* **DATA SECTION**

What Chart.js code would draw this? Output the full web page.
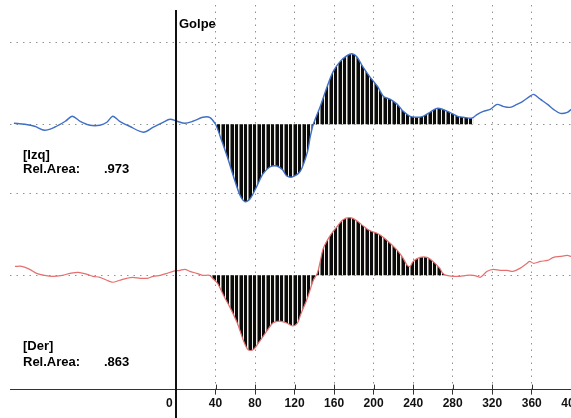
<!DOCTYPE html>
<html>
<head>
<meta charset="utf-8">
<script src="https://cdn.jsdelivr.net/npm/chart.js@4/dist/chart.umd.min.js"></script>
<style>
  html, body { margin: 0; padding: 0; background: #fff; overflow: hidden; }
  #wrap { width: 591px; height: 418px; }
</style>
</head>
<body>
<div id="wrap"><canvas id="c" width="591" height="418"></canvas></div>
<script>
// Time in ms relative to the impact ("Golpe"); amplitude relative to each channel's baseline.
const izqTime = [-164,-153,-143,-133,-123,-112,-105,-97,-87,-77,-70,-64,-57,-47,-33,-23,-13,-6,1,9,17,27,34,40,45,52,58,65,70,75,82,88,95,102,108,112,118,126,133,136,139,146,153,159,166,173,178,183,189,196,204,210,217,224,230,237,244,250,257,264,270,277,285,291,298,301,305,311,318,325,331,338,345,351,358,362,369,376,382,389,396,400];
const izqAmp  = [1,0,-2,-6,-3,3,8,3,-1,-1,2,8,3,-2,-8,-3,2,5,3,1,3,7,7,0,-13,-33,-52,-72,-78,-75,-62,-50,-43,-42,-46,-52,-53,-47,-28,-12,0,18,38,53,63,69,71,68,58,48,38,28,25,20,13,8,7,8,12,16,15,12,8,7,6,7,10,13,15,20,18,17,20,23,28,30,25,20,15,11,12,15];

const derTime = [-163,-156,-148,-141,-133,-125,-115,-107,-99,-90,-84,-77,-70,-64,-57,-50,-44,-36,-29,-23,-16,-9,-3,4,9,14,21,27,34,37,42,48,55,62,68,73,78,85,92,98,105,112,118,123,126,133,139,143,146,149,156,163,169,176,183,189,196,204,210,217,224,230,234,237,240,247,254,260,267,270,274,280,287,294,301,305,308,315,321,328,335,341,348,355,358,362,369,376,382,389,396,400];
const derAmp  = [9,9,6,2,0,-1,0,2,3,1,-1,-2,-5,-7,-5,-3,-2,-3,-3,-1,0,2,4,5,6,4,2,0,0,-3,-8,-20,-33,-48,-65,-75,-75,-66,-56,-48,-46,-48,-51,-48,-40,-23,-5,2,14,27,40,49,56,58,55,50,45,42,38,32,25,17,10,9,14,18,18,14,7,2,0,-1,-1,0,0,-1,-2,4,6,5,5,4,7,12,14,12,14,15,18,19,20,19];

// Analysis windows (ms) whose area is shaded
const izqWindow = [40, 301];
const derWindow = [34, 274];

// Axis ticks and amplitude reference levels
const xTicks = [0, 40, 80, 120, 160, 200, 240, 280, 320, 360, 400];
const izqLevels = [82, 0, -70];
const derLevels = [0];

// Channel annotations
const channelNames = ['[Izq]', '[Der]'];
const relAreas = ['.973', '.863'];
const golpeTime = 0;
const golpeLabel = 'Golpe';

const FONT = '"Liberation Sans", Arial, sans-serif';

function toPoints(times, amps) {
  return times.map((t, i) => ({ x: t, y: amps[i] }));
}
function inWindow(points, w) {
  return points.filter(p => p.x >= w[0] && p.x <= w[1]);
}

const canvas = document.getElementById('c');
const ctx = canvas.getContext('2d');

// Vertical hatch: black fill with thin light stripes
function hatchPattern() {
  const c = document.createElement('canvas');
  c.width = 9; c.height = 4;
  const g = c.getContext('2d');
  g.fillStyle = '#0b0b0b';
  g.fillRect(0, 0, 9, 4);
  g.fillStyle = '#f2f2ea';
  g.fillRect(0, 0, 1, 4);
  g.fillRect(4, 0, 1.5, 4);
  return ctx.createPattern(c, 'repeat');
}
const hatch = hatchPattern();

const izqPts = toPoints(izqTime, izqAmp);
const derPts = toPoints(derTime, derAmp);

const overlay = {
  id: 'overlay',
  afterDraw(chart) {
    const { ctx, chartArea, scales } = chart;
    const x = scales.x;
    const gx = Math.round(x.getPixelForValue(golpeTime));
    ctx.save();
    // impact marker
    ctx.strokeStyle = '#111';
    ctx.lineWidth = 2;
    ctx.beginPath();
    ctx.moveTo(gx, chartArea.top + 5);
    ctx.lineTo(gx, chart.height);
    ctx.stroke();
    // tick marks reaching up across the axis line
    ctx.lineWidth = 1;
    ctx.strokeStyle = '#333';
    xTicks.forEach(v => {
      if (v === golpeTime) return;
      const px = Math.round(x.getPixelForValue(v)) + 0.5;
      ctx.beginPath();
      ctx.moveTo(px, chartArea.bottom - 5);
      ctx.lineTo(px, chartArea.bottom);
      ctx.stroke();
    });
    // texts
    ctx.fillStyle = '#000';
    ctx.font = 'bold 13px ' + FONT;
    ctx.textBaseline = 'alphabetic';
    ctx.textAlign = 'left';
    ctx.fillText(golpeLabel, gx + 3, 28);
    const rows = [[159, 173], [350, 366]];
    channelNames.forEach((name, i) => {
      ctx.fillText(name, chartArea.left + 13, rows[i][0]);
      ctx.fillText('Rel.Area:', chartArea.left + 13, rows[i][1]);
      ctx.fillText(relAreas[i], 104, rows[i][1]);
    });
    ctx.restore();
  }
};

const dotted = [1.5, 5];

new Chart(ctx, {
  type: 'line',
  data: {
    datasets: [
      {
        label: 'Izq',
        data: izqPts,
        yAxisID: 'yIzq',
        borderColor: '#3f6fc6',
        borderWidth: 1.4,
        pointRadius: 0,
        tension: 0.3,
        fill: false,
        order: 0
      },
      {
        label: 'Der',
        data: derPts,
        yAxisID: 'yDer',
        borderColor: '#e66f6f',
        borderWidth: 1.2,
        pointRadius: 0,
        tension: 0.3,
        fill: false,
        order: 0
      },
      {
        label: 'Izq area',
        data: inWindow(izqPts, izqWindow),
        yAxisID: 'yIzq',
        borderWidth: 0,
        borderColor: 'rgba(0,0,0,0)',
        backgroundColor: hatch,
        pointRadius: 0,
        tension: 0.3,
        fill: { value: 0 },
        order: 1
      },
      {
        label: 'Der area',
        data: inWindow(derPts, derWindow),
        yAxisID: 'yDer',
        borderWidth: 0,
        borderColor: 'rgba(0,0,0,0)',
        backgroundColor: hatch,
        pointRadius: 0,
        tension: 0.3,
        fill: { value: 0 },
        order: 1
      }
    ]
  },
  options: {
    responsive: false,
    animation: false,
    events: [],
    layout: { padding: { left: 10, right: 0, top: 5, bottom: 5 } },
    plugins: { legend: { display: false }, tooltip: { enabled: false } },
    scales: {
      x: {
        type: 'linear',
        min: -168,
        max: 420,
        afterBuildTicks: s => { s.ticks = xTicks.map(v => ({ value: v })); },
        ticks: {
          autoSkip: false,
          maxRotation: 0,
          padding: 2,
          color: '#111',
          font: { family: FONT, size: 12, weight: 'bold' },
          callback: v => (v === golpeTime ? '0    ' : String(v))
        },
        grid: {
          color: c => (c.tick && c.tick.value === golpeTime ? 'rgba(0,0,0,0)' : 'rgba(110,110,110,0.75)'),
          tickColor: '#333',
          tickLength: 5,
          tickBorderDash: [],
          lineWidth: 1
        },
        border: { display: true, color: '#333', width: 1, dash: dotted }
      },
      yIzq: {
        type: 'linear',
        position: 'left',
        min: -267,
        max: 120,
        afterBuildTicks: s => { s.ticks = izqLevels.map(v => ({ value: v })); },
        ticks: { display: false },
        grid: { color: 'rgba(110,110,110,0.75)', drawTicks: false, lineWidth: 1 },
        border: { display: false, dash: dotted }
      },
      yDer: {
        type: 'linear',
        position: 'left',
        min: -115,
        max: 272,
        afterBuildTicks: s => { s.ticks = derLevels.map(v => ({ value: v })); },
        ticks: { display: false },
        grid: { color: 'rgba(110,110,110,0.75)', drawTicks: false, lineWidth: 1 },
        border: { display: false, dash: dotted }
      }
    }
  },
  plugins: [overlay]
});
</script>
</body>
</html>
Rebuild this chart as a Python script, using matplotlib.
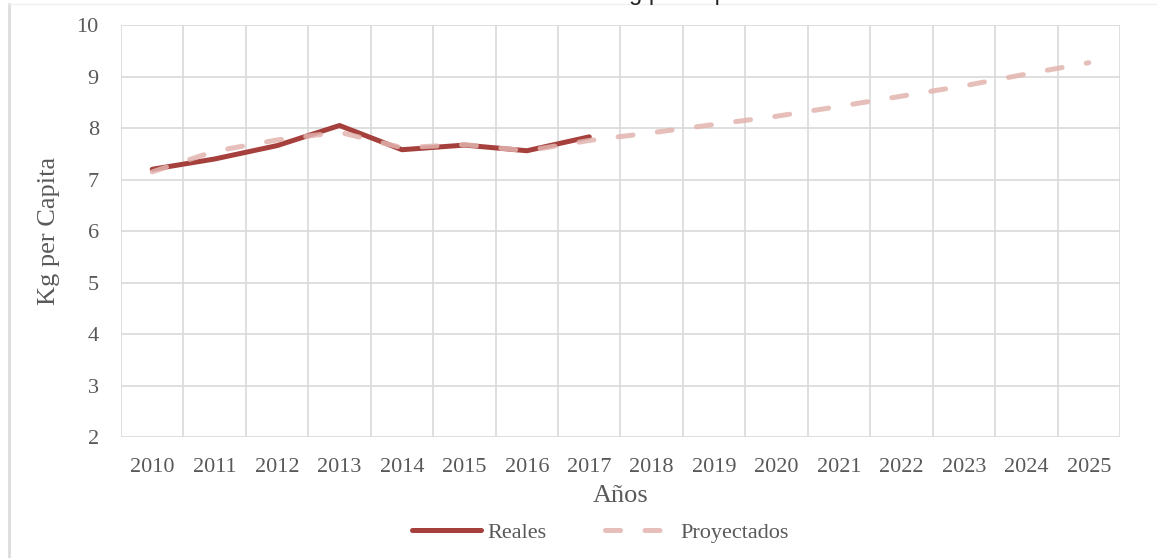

* **INSTRUCTIONS TO FOLLOW**
State how many lines of the listing hold the string "script"; reply with the number and nothing else.

* **WORKED ANSWER**
4